Sosyalist solun politik örgütsel birlikteliği, eylem veya güç birliği arayışı her zaman sosyalistlerin gündeminde olmuş ve olan bir konudur. Ancak, sosyalist solun bağımsız siyasal özne iddiasının laf olmanın ötesinde bir gerçekliğinin kalmadığı bir dönemde yaşıyoruz.

Sosyalistler arasındaki derin rekabetçi yaklaşımlar, yanlış sosyalizm anlayışları ve geçmişten gelen iç husumetler bunu engelliyor. Türkiye sosyalistleri, yeni toplumsal hareketlerin, kadın hareketinin dönüştürücü, kapsayıcı ve yaratıcı gücünün tam farkında değil.

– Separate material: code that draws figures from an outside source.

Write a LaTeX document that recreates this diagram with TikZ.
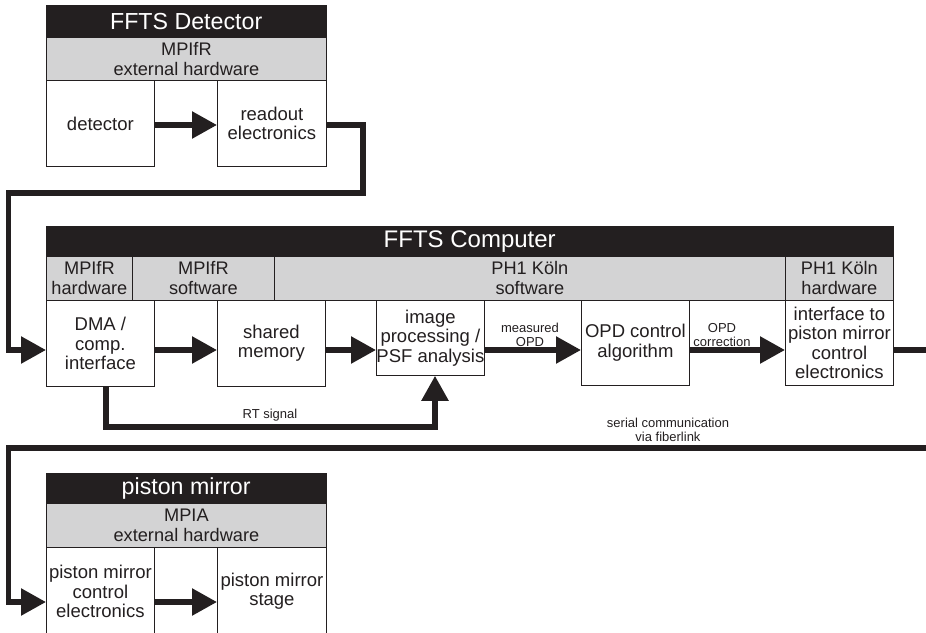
\documentclass[tikz,border=0pt]{standalone}
\usepackage{fontspec}
\setmainfont{Liberation Sans}
\usetikzlibrary{arrows.meta}
\definecolor{ink}{RGB}{35,31,32}
\definecolor{band}{RGB}{211,211,212}
\begin{document}
\begin{tikzpicture}[x=1pt,y=-1pt,
  hdr/.style={fill=ink, draw=ink, text=white, inner sep=0, anchor=north west, font=\fontsize{23.2}{24}\selectfont},
  grp/.style={fill=band, draw=ink, line width=0.8pt, inner sep=0, anchor=north west, align=center, text=ink, font=\fontsize{18.2}{20}\selectfont},
  blk/.style={fill=white, draw=ink, line width=0.8pt, inner sep=0, anchor=north west, align=center, text=ink, font=\fontsize{18.5}{19.5}\selectfont},
  lbl/.style={inner sep=0, align=center, text=ink, font=\fontsize{13}{14.5}\selectfont},
  wire/.style={draw=ink, line width=5.5pt, line join=miter},
  arr/.style={wire, -{Triangle[length=25pt,width=26pt]}},
]
\useasboundingbox (0,0) rectangle (926,632);
\clip (0,0) rectangle (926,632);

% FFTS Detector group
\node[hdr, minimum width=280, minimum height=32] (dh) at (46,5) {FFTS Detector};
\node[grp, minimum width=280, minimum height=43] (dg) at (46,37) {MPIfR\\external hardware};
\node[blk, minimum width=108, minimum height=86] (det) at (46,80) {detector};
\node[blk, minimum width=109, minimum height=86] (ro) at (217,80) {readout\\electronics};

% FFTS Computer group
\node[hdr, minimum width=847, minimum height=30, font=\fontsize{24}{25}\selectfont] (ch) at (46,226) {FFTS Computer};
\node[grp, minimum width=86, minimum height=44] (g1) at (46,256) {MPIfR\\hardware};
\node[grp, minimum width=142, minimum height=44] (g2) at (132,256) {MPIfR\\software};
\node[grp, minimum width=511, minimum height=44] (g3) at (274,256) {PH1 Köln\\software};
\node[grp, minimum width=108, minimum height=44] (g4) at (785,256) {PH1 Köln\\hardware};
\node[blk, minimum width=108, minimum height=86] (dma) at (46,300) {DMA /\\comp.\\interface};
\node[blk, minimum width=108, minimum height=86] (shm) at (217,300) {shared\\memory};
\node[blk, minimum width=108, minimum height=75] (img) at (376,300) {image\\processing /\\PSF analysis};
\node[blk, minimum width=108, minimum height=85] (opd) at (581,300) {OPD control\\algorithm};
\node[blk, minimum width=108, minimum height=85] (ifc) at (785,300) {interface to\\piston mirror\\control\\electronics};

% piston mirror group
\node[hdr, minimum width=280, minimum height=30] (ph) at (46,473) {piston mirror};
\node[grp, minimum width=280, minimum height=44] (pg) at (46,503) {MPIA\\external hardware};
\node[blk, minimum width=108, minimum height=88] (pmc) at (46,547) {piston mirror\\control\\electronics};
\node[blk, minimum width=109, minimum height=88] (pms) at (217,547) {piston mirror\\stage};

% helper coordinates
\coordinate (yd) at (0,125);
\coordinate (ya) at (0,350);
\coordinate (yp) at (0,602);
\coordinate (k1) at (363,193);
\coordinate (k2) at (8.5,193);
\coordinate (r1) at (106,427);
\coordinate (r2) at (435,427);
\coordinate (e1) at (932,350);
\coordinate (e2) at (932,448);
\coordinate (k3) at (8.5,448);

% connectors
\draw[arr] (det.east |- yd) -- (ro.west |- yd);
\draw[arr] (ro.east |- yd) -| (k1) -- (k2) |- (dma.west |- ya);
\draw[arr] (dma.east |- ya) -- (shm.west |- ya);
\draw[arr] (shm.east |- ya) -- (img.west |- ya);
\draw[arr] (img.east |- ya) -- (opd.west |- ya);
\draw[arr] (opd.east |- ya) -- (ifc.west |- ya);
\draw[wire] (ifc.east |- ya) -- (e1);
\draw[arr] (e2) -- (k3) |- (pmc.west |- yp);
\draw[arr] (pmc.east |- yp) -- (pms.west |- yp);
\draw[arr] (dma.south -| r1) -- (r1) -- (r2) -- (img.south -| r2);

% labels
\node[lbl] (lm) at (530,335) {measured\\OPD};
\node[lbl] (lc) at (722,335) {OPD\\correction};
\node[lbl] (lrt) at (270,415) {RT signal};
\node[lbl] (ls) at (668,430) {serial communication\\via fiberlink};
\end{tikzpicture}
\end{document}
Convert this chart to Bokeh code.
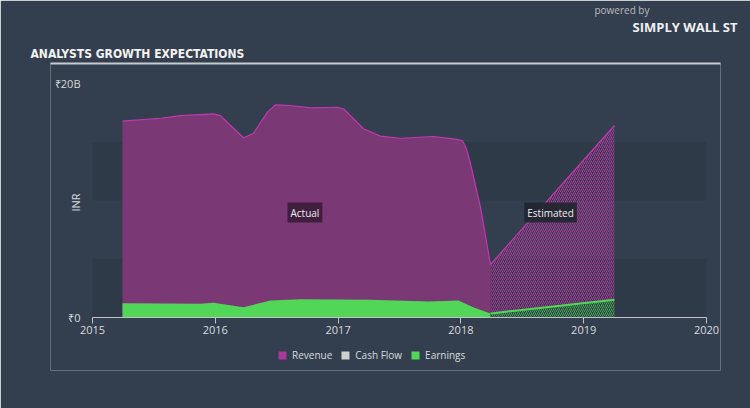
from bokeh.plotting import figure
from bokeh.models import (Range1d, FixedTicker, Label, BoxAnnotation, Legend, LegendItem,
                          LinearAxis, Title)
from bokeh.embed import file_html
from bokeh.resources import INLINE
import math

# ---- data (values in ₹ billions, dates as decimal years) ----
rev_dates = [2015.244, 2015.554, 2015.717, 2015.985, 2016.042, 2016.124, 2016.23, 2016.31,
             2016.425, 2016.49, 2016.61, 2016.775, 2016.995, 2017.044, 2017.207, 2017.345,
             2017.508, 2017.777, 2017.94, 2018.013, 2018.045, 2018.078, 2018.16, 2018.241]
revenue = [16.78, 17.03, 17.26, 17.41, 17.26, 16.41, 15.36, 15.73,
           17.55, 18.18, 18.12, 17.92, 17.97, 17.84, 16.13, 15.50,
           15.32, 15.47, 15.27, 15.13, 14.4, 13.16, 9.40, 4.53]
earn_dates = [2015.244, 2015.88, 2015.985, 2016.23, 2016.45, 2016.694, 2017.26, 2017.74,
              2017.98, 2018.1, 2018.241]
earnings = [1.22, 1.17, 1.26, 0.88, 1.45, 1.56, 1.51, 1.37, 1.45, 0.88, 0.34]
est_dates = [2018.241, 2019.25]
est_revenue = [4.53, 16.41]
est_earnings = [0.34, 1.51]
x_ticks = [2015, 2016, 2017, 2018, 2019, 2020]
y_ticks = [0, 20]
y_tick_labels = {0: "₹0", 20: "₹20B"}
legend_names = ["Revenue", "Cash Flow", "Earnings"]

BG = "#333f4e"
BAND = "#2e3a48"
REV_FILL = "#7a3975"
REV_LINE = "#c337af"
EARN = "#52d657"
TXT = "#d8dbde"
FONT = "Open Sans"

# frame: x 50..720 px, y 63..370 px ; 2015 -> 92px, 2020 -> 706px, 0 -> 317px, 20B -> 83px
p = figure(width=750, height=408, output_backend="svg", toolbar_location=None, title=None,
           x_range=Range1d(2014.658, 2020.114), y_range=Range1d(-4.53, 21.71),
           min_border_left=50, min_border_right=30, min_border_top=63, min_border_bottom=38)
p.background_fill_color = BG
p.border_fill_color = BG
p.outline_line_color = None
p.outline_line_alpha = 0
p.outline_line_width = 0
p.grid.visible = False

for b, t in [(0, 5), (10, 15)]:
    p.add_layout(BoxAnnotation(left=2015, right=2020, bottom=b, top=t, fill_color=BAND,
                               fill_alpha=1, line_color=None, line_alpha=0, level="underlay"))

# actual
p.varea(x=rev_dates, y1=0, y2=revenue, fill_color=REV_FILL, fill_alpha=1)
p.line(x=rev_dates, y=revenue, line_color=REV_LINE, line_width=1.2)
r_earn = p.varea(x=earn_dates, y1=0, y2=earnings, fill_color=EARN, fill_alpha=1)

# estimated
p.varea(x=est_dates, y1=0, y2=est_revenue, fill_alpha=0, hatch_pattern="/",
        hatch_color="#b0389f", hatch_scale=4, hatch_weight=1)
p.line(x=est_dates, y=est_revenue, line_color=REV_LINE, line_width=1.2)
p.varea(x=est_dates, y1=0, y2=est_earnings, fill_color=BG, fill_alpha=1, hatch_pattern="/",
        hatch_color="#3fa84a", hatch_scale=4, hatch_weight=1)
p.line(x=est_dates, y=est_earnings, line_color=EARN, line_width=2)

# axes (drawn at data positions inside the frame)
p.xaxis.fixed_location = 0
p.xaxis.bounds = (2015, 2020)
p.xaxis.ticker = FixedTicker(ticks=x_ticks)
p.xaxis.axis_line_color = "#c0c4c8"
p.xaxis.major_tick_line_color = "#c0c4c8"
p.xaxis.major_tick_in = 0
p.xaxis.major_tick_out = 6
p.xaxis.minor_tick_line_color = None
p.xaxis.major_label_text_color = TXT
p.xaxis.major_label_text_font = FONT
p.xaxis.major_label_text_font_size = "11px"
p.xaxis.major_label_standoff = 2

p.yaxis.fixed_location = 2015
p.yaxis.ticker = FixedTicker(ticks=y_ticks)
p.yaxis.major_label_overrides = y_tick_labels
p.yaxis.axis_line_color = None
p.yaxis.major_tick_line_color = None
p.yaxis.minor_tick_line_color = None
p.yaxis.major_tick_out = 0
p.yaxis.major_label_text_color = TXT
p.yaxis.major_label_text_font = FONT
p.yaxis.major_label_text_font_size = "11px"
p.yaxis.major_label_standoff = 12

p.add_layout(Label(x=25, y=168, x_units="screen", y_units="screen", text="INR",
                   angle=math.pi / 2, text_align="center", text_baseline="middle",
                   text_color=TXT, text_font=FONT, text_font_size="11px"))

# header rule (axis line only) just above the frame
rule = LinearAxis(ticker=FixedTicker(ticks=[]), axis_line_color="#c8ccd0", axis_line_width=2,
                  major_tick_line_color=None, minor_tick_line_color=None,
                  major_label_text_alpha=0)
p.add_layout(rule, "above")
p.add_layout(Title(text="ANALYSTS GROWTH EXPECTATIONS", align="left", offset=-20, standoff=6,
                   text_color="#f2f2f2", text_font="DejaVu Sans Condensed",
                   text_font_style="bold", text_font_size="12px"), "above")
p.add_layout(Title(text="SIMPLY WALL ST", align="right", offset=-17, standoff=12,
                   text_color="#f0f0f0", text_font=FONT, text_font_style="bold",
                   text_font_size="13px"), "above")
p.add_layout(Title(text="powered by", align="right", offset=71, standoff=-14,
                   text_color="#b8bcc0", text_font=FONT, text_font_style="normal",
                   text_font_size="10px"), "above")

# legend-only swatch renderers (hidden in the plot)
r_rev_sw = p.varea(x=rev_dates, y1=0, y2=revenue, fill_color="#a53a9c", visible=False)
r_cf_sw = p.varea(x=est_dates, y1=0, y2=est_earnings, fill_color="#d0d0d0", visible=False)
legend = Legend(items=[LegendItem(label=legend_names[0], renderers=[r_rev_sw]),
                       LegendItem(label=legend_names[1], renderers=[r_cf_sw]),
                       LegendItem(label=legend_names[2], renderers=[r_earn])],
                location=(227, 8), orientation="horizontal",
                glyph_width=10, glyph_height=10, label_standoff=5, spacing=8,
                padding=0, margin=0, background_fill_alpha=0, border_line_color=None,
                label_text_color=TXT, label_text_font=FONT, label_text_font_size="10px",
                label_height=10)
p.add_layout(legend)

p.add_layout(Label(x=2016.73, y=8.97, text="Actual", text_align="center", text_baseline="middle",
                   text_color="#eeeeee", text_font=FONT, text_font_size="10px",
                   background_fill_color="#3a1c38", background_fill_alpha=0.9, padding=3))
p.add_layout(Label(x=2018.73, y=8.97, text="Estimated", text_align="center", text_baseline="middle",
                   text_color="#eeeeee", text_font=FONT, text_font_size="10px",
                   background_fill_color="#1f252d", background_fill_alpha=0.9, padding=3))

open("out.html", "w").write(file_html(p, INLINE))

Bu sürecin kayda geçirilmesi gereken önemli bir gelişmesi de; iktidarın Kürt sorununu HDP’nin etkisizleştirilmesi biçiminde sürdürmesine karşı, sosyalist solun büyük bir kesiminin Kürt demokratik siyasetiyle dayanışma geliştirmesi oldu.

Siyasal etkisi oldukça düşük olan sosyalist sol, her kesim gibi 2023 seçimlerinde yeni bir sınavda. Türkiye bir eşikte. Bu eşiği devrimle aşmanın siyasal, toplumsal karşılığı ve zemini zerre kadar yok. Ülkeyi cehenneme çeviren, kutuplaştıran bu iktidarı sandıkta yolcu etmek isteyenlerle birlikte hareket etmenin cesareti gösterilmeli ve yolu bulunmalıdır. Cumhuriyetin ikinci yüzyılında sosyalist solun sıkışmışlığına nefes olabilecek bir zemin inşa edilmelidir.